▸ **Available data**
+--
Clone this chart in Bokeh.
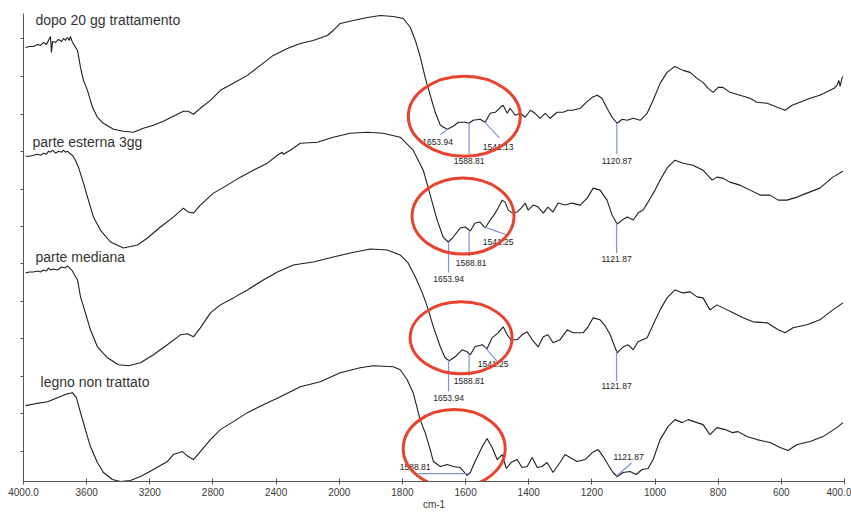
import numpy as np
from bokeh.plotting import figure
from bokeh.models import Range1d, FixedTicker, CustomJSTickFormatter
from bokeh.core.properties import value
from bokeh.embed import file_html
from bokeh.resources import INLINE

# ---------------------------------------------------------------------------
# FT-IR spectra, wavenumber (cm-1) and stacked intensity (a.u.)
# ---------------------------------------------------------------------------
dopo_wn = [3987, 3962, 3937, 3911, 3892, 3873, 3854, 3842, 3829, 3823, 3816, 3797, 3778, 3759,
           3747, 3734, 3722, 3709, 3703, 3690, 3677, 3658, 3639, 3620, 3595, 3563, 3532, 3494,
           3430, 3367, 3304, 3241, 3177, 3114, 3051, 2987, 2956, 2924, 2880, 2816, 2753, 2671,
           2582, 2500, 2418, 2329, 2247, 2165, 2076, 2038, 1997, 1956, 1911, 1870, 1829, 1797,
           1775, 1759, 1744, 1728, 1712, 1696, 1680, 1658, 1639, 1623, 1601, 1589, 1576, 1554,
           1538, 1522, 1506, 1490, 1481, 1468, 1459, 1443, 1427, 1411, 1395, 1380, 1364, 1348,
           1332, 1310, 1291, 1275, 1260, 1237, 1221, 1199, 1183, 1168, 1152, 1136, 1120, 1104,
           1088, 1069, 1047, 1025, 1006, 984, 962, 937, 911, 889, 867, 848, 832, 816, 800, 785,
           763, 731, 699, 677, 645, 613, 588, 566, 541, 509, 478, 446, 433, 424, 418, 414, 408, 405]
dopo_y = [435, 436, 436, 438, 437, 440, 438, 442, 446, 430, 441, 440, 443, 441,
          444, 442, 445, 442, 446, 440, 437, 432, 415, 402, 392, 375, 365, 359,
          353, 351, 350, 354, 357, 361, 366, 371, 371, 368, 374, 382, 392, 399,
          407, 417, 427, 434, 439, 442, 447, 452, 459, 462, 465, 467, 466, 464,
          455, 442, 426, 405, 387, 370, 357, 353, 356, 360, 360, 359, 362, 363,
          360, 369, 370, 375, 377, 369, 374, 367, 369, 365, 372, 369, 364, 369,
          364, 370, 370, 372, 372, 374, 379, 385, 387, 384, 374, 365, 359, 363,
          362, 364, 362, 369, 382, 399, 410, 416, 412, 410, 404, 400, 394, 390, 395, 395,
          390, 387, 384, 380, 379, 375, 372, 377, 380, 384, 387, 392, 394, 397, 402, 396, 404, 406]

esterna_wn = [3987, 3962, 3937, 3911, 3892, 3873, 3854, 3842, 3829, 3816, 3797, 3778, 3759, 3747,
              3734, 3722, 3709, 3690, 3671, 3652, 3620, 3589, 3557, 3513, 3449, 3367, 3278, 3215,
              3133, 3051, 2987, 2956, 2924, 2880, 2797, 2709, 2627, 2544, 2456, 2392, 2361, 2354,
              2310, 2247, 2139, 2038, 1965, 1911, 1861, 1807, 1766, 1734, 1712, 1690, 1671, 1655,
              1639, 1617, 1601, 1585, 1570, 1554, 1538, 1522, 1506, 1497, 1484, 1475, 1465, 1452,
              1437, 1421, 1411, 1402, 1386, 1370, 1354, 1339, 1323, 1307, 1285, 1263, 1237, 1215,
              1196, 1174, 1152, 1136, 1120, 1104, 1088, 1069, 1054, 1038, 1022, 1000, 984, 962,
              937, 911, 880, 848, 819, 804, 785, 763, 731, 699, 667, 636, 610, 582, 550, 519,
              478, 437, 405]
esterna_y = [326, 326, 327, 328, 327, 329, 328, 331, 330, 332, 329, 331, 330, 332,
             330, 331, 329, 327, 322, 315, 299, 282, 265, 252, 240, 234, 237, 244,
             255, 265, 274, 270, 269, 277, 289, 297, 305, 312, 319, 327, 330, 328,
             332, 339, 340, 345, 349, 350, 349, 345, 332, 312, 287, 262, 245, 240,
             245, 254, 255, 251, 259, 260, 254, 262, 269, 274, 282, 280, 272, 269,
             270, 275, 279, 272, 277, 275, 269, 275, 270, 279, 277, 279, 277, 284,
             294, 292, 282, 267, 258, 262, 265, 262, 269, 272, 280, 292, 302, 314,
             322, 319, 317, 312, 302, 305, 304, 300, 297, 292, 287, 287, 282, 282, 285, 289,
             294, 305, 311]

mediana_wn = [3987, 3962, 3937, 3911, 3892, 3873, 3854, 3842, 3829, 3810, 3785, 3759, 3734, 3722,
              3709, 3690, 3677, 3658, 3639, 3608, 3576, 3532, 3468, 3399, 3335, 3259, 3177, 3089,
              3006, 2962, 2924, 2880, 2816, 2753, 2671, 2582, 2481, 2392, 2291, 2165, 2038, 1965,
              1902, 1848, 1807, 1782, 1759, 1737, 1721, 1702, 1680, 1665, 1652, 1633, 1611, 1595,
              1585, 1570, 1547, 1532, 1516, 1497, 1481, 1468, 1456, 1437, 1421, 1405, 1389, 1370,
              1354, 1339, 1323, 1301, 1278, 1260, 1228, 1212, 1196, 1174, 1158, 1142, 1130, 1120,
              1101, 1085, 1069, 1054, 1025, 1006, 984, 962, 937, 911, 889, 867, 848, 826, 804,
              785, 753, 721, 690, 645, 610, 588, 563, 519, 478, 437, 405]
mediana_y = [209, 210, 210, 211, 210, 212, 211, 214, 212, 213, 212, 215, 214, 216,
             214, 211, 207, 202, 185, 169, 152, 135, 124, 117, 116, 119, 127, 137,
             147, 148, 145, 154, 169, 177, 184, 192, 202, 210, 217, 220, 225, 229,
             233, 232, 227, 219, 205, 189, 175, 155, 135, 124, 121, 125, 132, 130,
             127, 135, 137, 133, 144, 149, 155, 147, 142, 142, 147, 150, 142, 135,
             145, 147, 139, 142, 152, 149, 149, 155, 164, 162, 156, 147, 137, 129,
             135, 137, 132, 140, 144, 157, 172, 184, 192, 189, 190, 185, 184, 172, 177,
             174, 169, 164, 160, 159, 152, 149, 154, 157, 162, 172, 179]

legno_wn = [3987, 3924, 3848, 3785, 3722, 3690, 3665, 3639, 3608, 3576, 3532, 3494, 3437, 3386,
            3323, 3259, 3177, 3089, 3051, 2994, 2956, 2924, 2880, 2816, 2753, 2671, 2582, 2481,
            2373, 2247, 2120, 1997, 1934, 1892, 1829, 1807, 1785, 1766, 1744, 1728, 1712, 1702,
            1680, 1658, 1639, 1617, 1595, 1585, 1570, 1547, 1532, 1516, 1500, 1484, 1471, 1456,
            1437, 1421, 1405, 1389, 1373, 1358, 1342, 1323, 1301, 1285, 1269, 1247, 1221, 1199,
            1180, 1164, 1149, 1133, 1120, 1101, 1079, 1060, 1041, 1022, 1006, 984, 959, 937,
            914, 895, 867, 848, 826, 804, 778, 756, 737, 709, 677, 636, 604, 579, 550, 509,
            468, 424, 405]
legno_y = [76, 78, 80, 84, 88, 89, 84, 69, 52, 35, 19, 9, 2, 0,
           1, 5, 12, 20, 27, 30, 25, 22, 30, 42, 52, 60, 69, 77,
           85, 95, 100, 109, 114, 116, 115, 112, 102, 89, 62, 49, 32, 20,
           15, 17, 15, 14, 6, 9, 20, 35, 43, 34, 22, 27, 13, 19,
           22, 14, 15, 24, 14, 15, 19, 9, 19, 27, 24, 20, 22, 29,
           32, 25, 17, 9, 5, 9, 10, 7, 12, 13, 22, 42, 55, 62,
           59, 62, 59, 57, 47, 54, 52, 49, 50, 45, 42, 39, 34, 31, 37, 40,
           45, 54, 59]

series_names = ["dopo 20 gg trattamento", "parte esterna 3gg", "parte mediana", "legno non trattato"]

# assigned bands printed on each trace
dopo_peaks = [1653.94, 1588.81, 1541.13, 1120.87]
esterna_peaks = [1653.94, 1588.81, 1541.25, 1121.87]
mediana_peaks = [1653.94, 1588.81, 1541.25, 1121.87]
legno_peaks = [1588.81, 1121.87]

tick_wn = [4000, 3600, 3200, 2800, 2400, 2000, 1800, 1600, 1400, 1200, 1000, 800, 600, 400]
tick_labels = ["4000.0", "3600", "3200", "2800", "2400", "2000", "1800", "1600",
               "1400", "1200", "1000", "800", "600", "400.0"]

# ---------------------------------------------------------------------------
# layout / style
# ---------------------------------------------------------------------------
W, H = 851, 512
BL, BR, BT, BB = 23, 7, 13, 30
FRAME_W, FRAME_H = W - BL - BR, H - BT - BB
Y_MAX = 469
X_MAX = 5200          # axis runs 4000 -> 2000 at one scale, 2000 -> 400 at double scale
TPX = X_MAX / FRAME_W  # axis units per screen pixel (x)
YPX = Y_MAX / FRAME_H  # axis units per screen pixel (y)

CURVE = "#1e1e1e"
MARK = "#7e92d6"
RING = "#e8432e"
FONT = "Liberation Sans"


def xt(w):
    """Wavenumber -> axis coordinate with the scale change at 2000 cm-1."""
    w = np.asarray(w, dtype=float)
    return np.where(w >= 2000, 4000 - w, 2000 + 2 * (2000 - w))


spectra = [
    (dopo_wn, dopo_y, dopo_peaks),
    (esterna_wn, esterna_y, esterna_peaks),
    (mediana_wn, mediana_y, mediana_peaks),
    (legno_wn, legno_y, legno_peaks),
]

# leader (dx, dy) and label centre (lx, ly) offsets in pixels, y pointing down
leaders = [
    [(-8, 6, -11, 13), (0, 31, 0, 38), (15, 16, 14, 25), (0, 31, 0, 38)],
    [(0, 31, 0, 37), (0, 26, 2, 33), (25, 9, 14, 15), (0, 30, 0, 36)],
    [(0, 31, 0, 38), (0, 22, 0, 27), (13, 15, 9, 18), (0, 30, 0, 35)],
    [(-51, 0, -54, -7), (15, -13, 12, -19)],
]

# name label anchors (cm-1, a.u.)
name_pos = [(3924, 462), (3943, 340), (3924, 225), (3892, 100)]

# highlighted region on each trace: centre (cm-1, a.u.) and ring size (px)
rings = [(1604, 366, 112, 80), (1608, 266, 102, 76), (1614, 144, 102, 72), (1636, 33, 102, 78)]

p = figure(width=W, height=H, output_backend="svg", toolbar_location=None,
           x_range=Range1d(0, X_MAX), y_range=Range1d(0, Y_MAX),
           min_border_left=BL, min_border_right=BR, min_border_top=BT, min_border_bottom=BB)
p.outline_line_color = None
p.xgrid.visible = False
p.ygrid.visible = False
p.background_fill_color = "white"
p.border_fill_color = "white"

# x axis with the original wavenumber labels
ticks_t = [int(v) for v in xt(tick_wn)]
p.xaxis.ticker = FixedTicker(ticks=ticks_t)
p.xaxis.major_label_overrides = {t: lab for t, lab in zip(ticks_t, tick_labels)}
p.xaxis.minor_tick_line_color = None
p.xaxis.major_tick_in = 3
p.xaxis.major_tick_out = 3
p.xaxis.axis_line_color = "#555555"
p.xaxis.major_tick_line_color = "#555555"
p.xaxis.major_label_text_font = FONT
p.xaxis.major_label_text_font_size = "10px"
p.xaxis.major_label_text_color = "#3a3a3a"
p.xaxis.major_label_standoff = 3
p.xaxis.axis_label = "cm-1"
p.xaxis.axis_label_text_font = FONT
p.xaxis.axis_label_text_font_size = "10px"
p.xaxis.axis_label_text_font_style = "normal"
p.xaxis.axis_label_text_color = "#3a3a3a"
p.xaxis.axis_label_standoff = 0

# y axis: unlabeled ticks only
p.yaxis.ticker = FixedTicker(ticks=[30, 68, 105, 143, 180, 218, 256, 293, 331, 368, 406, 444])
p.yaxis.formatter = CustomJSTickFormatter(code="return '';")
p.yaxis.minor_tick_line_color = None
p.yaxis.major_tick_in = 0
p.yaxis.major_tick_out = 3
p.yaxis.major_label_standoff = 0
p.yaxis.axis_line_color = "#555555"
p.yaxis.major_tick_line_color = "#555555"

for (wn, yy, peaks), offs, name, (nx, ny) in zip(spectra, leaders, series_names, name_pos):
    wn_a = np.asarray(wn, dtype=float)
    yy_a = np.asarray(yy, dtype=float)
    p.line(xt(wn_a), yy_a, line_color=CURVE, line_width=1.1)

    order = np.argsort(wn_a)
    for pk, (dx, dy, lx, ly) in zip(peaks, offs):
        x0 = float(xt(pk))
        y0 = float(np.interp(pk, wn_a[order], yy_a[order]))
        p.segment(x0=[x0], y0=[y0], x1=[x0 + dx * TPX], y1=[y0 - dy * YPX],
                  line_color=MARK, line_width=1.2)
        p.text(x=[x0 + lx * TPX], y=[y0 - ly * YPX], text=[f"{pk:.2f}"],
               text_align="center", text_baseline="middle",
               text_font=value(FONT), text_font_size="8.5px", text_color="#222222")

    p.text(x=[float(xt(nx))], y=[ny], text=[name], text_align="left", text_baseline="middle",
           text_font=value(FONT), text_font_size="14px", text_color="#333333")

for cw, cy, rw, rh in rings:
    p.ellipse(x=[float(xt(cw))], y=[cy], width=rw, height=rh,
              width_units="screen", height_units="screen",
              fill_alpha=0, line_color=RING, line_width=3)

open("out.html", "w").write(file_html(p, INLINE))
+--
▸ **Your task**
Copy exactly the lines running from the beginning of the listing through the line that has "from bokeh.resources import INLINE". Drop the pictures.

▸ **Answer to the task**
Clone this chart in Bokeh.
import numpy as np
from bokeh.plotting import figure
from bokeh.models import Range1d, FixedTicker, CustomJSTickFormatter
from bokeh.core.properties import value
from bokeh.embed import file_html
from bokeh.resources import INLINE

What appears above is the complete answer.